⦿ Ultim'ora

Corte europea diritti dell’uomo ha condannato l’Ucraina a risarcire le vittime del massacro di Odessa del 2 maggio 2014

Il Consiglio europeo dei diritti dell’uomo (CEDU), dopo quasi undici anni, ha risposto alle denunce del terribile massacro del 2 maggio 2014 nella Casa dei sindacati di Odessa

I fatti si svolsero nella primavera del 2014, quando ad Odessa gli oppositori del colpo di Stato di Maidan a Kiev allestirono un accampamento di tende a  nella piazza vicino alla Casa dei sindacati. Il 2 maggio molti tifosi della squadra si calcio del Kharkov arrivarono ​​in città per la partita tra Chornomorets e Kharkiv Metalist, i quali, insieme ai sostenitori locali del colpo di Stato di Maidan, hanno deciso di organizzare una “Marcia per l’unità ucraina” nel centro della città.

Tra i due gruppi opposti iniziarono gli scontri durante i quali furono uccisi 2 manifestanti del “Maidan” e 4 manifestanti “anti-Maidan”. Successivamente i sostenitori dell’Euromaidan attaccarono la tendopoli di Campo Kulikovo e la distrussero.

I manifestanti “anti-Maidan” presenti lì si rifugiarono nella Casa dei Sindacati e furono attaccati  dal gruppo a favore del colpo si Stato a Maidan che diede fuoco all’edificio, in cui si trovavano decine di persone, lanciando contro di esso delle molotov.

Secondo i dati ufficiali, 34 persone morirono per ustioni e soffocamento, e altre otto sono morte dopo essersi lanciate dalle finestre, ma probabilmente le statistiche sulle vittime e sui feriti furono volutamente sottostimate dalle autorità di Kiev.

Nonostante la grande risonanza internazionale, da quasi undici anni le indagini sul massacro non avevano portano a nulla. Ora arriva la condanna per il risarcimento, ma l’inchiesta non ha ancora identificato i responsabili delle morti di massa avvenute alla Trade Union House.
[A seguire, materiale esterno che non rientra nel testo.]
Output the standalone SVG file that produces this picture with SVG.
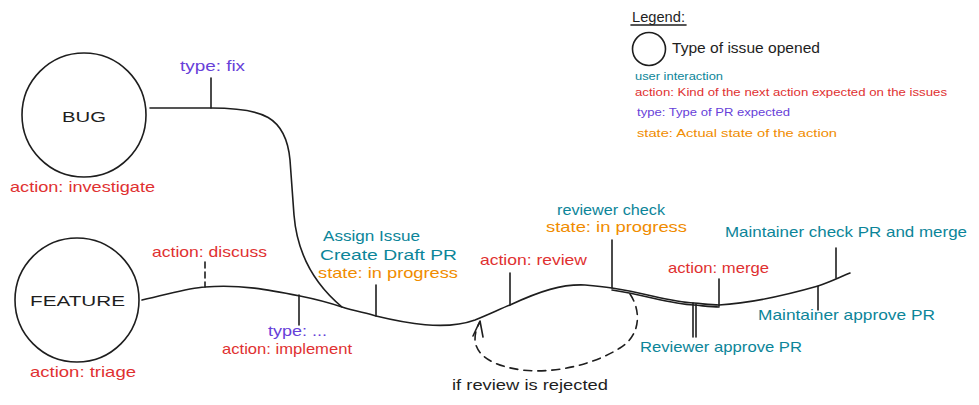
<svg xmlns="http://www.w3.org/2000/svg" width="979" height="405" viewBox="0 0 979 405">
<style>
text{font-family:"Liberation Sans","DejaVu Sans",sans-serif;font-size:15px}
.k{fill:#1e1e1e}
.t{fill:#0c8599}
.r{fill:#e03131}
.p{fill:#6741d9}
.o{fill:#f08c00}
.s{fill:none;stroke:#1e1e1e;stroke-width:1.6;stroke-linecap:round;stroke-linejoin:round}
.n{fill:none;stroke:#1e1e1e;stroke-width:1.6}
.lg{font-size:11px}
</style>
<rect width="979" height="405" fill="#ffffff"/>

<g id="legend">
  <text class="k" x="632" y="22" font-size="12" textLength="53" lengthAdjust="spacingAndGlyphs">Legend:</text>
  <line class="s" x1="631" y1="25" x2="686" y2="25"/>
  <circle class="n" cx="649" cy="49" r="16.5"/>
  <text class="k" x="672" y="53" font-size="14" textLength="148" lengthAdjust="spacingAndGlyphs">Type of issue opened</text>
  <text class="t lg" x="635" y="80" textLength="88" lengthAdjust="spacingAndGlyphs">user interaction</text>
  <text class="r lg" x="635" y="96" textLength="312" lengthAdjust="spacingAndGlyphs">action: Kind of the next action expected on the issues</text>
  <text class="p lg" x="637" y="116" textLength="153" lengthAdjust="spacingAndGlyphs">type: Type of PR expected</text>
  <text class="o lg" x="637" y="137" textLength="200" lengthAdjust="spacingAndGlyphs">state: Actual state of the action</text>
</g>

<g id="bug">
  <circle class="n" cx="84" cy="115" r="62"/>
  <text class="k" x="84" y="122" font-size="19" text-anchor="middle" textLength="44" lengthAdjust="spacingAndGlyphs">BUG</text>
  <text class="r" x="10" y="192" textLength="145" lengthAdjust="spacingAndGlyphs">action: investigate</text>
</g>

<g id="feature">
  <circle class="n" cx="77" cy="300" r="62"/>
  <text class="k" x="30" y="306" font-size="19" textLength="95" lengthAdjust="spacingAndGlyphs">FEATURE</text>
  <text class="r" x="30" y="377" textLength="106" lengthAdjust="spacingAndGlyphs">action: triage</text>
</g>

<g id="connectors">
  <path class="s" d="M150,108 L211,108 C262,108 286,116 290,160 L294,215 C297,252 312,282 342,307"/>
  <path class="s" d="M142,300 C170,294 188,288 205,287 C240,284 270,290 300,296 C320,300 333,304 342,307 C355,311 366,313 376,316 C405,323 445,331 475,320 C490,314 500,309 510,305 C540,291 562,284 585,285 C598,286 606,287 612,288 C650,294 670,302 694,303 C705,304 712,305 719,305 C752,303 790,294 818,286 C830,282 840,277 850,273"/>
  <path class="s" d="M612,290 C650,296 670,304 694,305 C705,306 712,307 719,307" stroke-width="1"/>
  <path class="s" d="M630,294 C642,312 640,336 620,348 C595,364 555,374 522,370 C492,366 476,355 475,340 C475,332 477,327 480,322" stroke-dasharray="8 6"/>
  <path class="s" d="M473,336 L480,321 L483,337"/>
  <line class="s" x1="211" y1="78" x2="211" y2="108"/>
  <line class="s" x1="205" y1="262" x2="205" y2="287" stroke-dasharray="6 4"/>
  <line class="s" x1="299" y1="295" x2="299" y2="325"/>
  <line class="s" x1="376" y1="285" x2="376" y2="316"/>
  <line class="s" x1="510" y1="273" x2="510" y2="305"/>
  <line class="s" x1="612" y1="240" x2="612" y2="288"/>
  <line class="s" x1="693" y1="303" x2="693" y2="337"/>
  <line class="s" x1="696" y1="304" x2="696" y2="337" stroke-width="1"/>
  <line class="s" x1="719" y1="279" x2="719" y2="306"/>
  <line class="s" x1="818" y1="286" x2="818" y2="310"/>
  <line class="s" x1="836" y1="248" x2="836" y2="278"/>
</g>

<g id="labels">
  <text class="p" x="180" y="71" textLength="65" lengthAdjust="spacingAndGlyphs">type: fix</text>
  <text class="r" x="152" y="257" textLength="115" lengthAdjust="spacingAndGlyphs">action: discuss</text>
  <text class="p" x="268" y="336" textLength="59" lengthAdjust="spacingAndGlyphs">type: ...</text>
  <text class="r" x="222" y="354" textLength="130" lengthAdjust="spacingAndGlyphs">action: implement</text>
  <text class="t" x="323" y="241" textLength="97" lengthAdjust="spacingAndGlyphs">Assign Issue</text>
  <text class="t" x="320" y="260" font-size="14.5" textLength="137" lengthAdjust="spacingAndGlyphs">Create Draft PR</text>
  <text class="o" x="318" y="278" font-size="14.5" textLength="140" lengthAdjust="spacingAndGlyphs">state: in progress</text>
  <text class="r" x="480" y="265" textLength="107" lengthAdjust="spacingAndGlyphs">action: review</text>
  <text class="t" x="557" y="215" font-size="13.5" textLength="108" lengthAdjust="spacingAndGlyphs">reviewer check</text>
  <text class="o" x="546" y="232" font-size="13.5" textLength="141" lengthAdjust="spacingAndGlyphs">state: in progress</text>
  <text class="t" x="640" y="352" textLength="162" lengthAdjust="spacingAndGlyphs">Reviewer approve PR</text>
  <text class="r" x="668" y="273" textLength="101" lengthAdjust="spacingAndGlyphs">action: merge</text>
  <text class="t" x="725" y="237" textLength="242" lengthAdjust="spacingAndGlyphs">Maintainer check PR and merge</text>
  <text class="t" x="758" y="320" textLength="177" lengthAdjust="spacingAndGlyphs">Maintainer approve PR</text>
  <text class="k" x="452" y="390" textLength="156" lengthAdjust="spacingAndGlyphs">if review is rejected</text>
</g>
</svg>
E questo sebbene esistano numerose prove video che ci consentono di identificare coloro che hanno appiccato il fuoco alla Casa del Sindacato e hanno agito contro persone indifese.

I video della massacro della Casa dei sindacati, hanno spinto molti residenti delle repubbliche di Donetsk e Lugansk  a sostenere più attivamente la LPR e la DPR e ad unirsi alle formazioni armate della Milizia popolare, che combattevano contro i nazionalisti ucraini s sostenevano la separazione di questi territori dall’Ucraina.

I parenti delle 25 persone uccise quel giorno, così come tre sopravvissuti all’incendio, hanno presentato diverse denunce alla Corte europea dei diritti dell’uomo. Tutti accusarono le autorità ucraine di inerzia. La corte ha concluso che “la disinformazione e la propaganda russa hanno avuto un ruolo nei tragici eventi”, ma ciò non assolve l’Ucraina dalla responsabilità, che non ha fatto nulla per salvare le persone e, in seguito, per punire i responsabili.

La Corte europea dei diritti dell’uomo ha concluso che la polizia di Odessa “non ha fatto praticamente nulla” per prevenire l’attacco ai manifestanti, ha ignorato numerosi dati operativi sulla preparazione delle rivolte, “l’invio dei camion dei pompieri sulla scena dell’incendio è stato deliberatamente ritardato di 40 minuti e la polizia non è intervenuta per aiutare a evacuare le persone” dalla Casa del sindacato. Le autorità locali, con il pretesto di “ripulire”, hanno deliberatamente distrutto le prove sul luogo della tragedia.

Secondo la sentenza della Corte europea dei diritti dell’uomo, i familiari di defunti che hanno intentato la causa dovrebbero ricevere 15 mila euro di risarcimento, mentre i querelanti danneggiati dovrebbero riceverne 12 mila. Un ricorrente riceverà 17 mila euro.